Per quanto riguarda i cellulari, per esempio, le regole sulla neutralità della rete sono più blande perché si tratta di una tecnologia più giovane e si teme che troppe norme possano rallentarne crescita ed evoluzione. La disponibilità di banda sulle reti cellulari è inoltre inferiore rispetto a quella via cavo, e anche per questo motivo ha senso che le compagnie telefoniche possano limitare alcuni tipi di traffico o prevedere piani tariffari opzionali, per chi vuole avere più servizi.

Perché se ne parla negli Stati Uniti
Il dibattito sulla net neutrality negli Stati Uniti è ripreso negli ultimi mesi in seguito a una sentenza della Corte d’appello di Washington, DC, che ha sostanzialmente smontato l’Open Internet Order, una direttiva del 2010 della FCC che impediva ai provider di bloccare contenuti e fare discriminazioni “irragionevoli” online, mentre dava margini più ampi ai gestori mobili per le ragioni che abbiamo visto prima.
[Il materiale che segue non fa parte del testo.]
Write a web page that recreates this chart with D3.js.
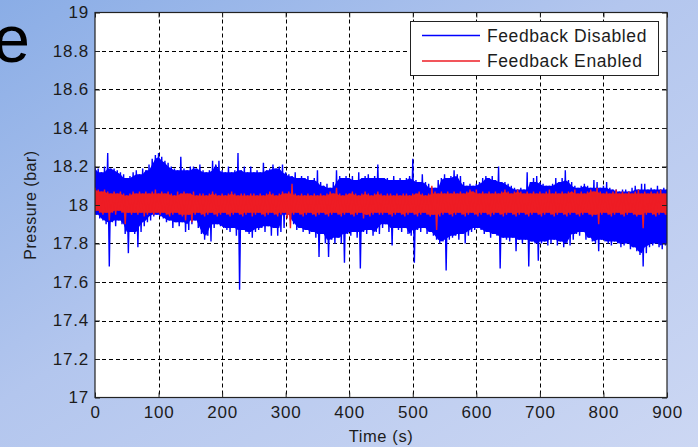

Verizon, uno dei più grandi provider negli Stati Uniti, si oppose in tribunale alle nuove regole, dicendo che superavano i limiti imposti dal Congresso alla FCC per occuparsi del tema. A gennaio di quest’anno la Corte d’appello ha dato ragione a Verizon e ora la FCC deve preparare una nuova serie di regole sulla net neutrality.

Secondo diversi giornali statunitensi, a partire dal Wall Street Journal, il capo della FCC Wheeler proporrà nuove regole che impongono ai provider di non bloccare o discriminare il traffico verso siti o servizi in particolare. Sarà però consentito ai provider di mettere a disposizione corsie preferenziali a pagamento per i siti. Se questa soluzione sarà confermata, vorrà dire che YouTube potrà pagare i provider per assicurarsi la banda necessaria per i suoi video in streaming. La proposta dovrà essere votata a maggioranza dalla FCC, composta da tre democratici e due repubblicani. Wheeler è democratico e dovrebbe avere il sostegno degli altri suoi due compagni di partito.

Diversi osservatori ritengono che la proposta Wheeler porterebbe alla fine della net neutrality, almeno per come è stata concepita fino a ora negli Stati Uniti. Per risolvere la questione potrebbe intervenire il Congresso, ma fino a ora le iniziative di legge sul tema non hanno fatto molta strada a Washington, dove c’è sempre una certa avversione a regolare più di tanto i settori in cui sono attive migliaia di società private, alcune molto grandi e potenti, come quello di Internet.

E in Europa?
Almeno sulla carta, la neutralità della rete è tutelata con minori sfumature nell’Unione Europea. A inizio aprile il Parlamento europeo ha votato un regolamento sulle telecomunicazioni che, oltre ad avere sancito l’abolizione delle tarrife del roaming per i cellulari all’estero, ha previsto più garanzie per la net neutrality.

Il Parlamento europeo ha votato esplicitamente a favore del mantenimento della net neutrality, respingendo di fatto le richieste e le pressioni ricevute nei tempi recenti da operatori e grandi società di Internet, che vorrebbero modulare diversamente il traffico online a loro favore. Secondo la Commissione e il Parlamento, in questo modo si potrà continuare a tutelare la libera circolazione delle idee, negli interessi dei cittadini e senza tariffe aggiuntive per potere accedere a determinati contenuti.

Il regolamento approvato dal Parlamento europeo dovrà essere discusso dal Consiglio dei ministri europei, che detiene insieme con il Parlamento il potere legislativo. Il confronto proseguirà per diversi mesi e si arriverà a una votazione definitiva, che appare comunque scontata salvo sorprese, il prossimo ottobre.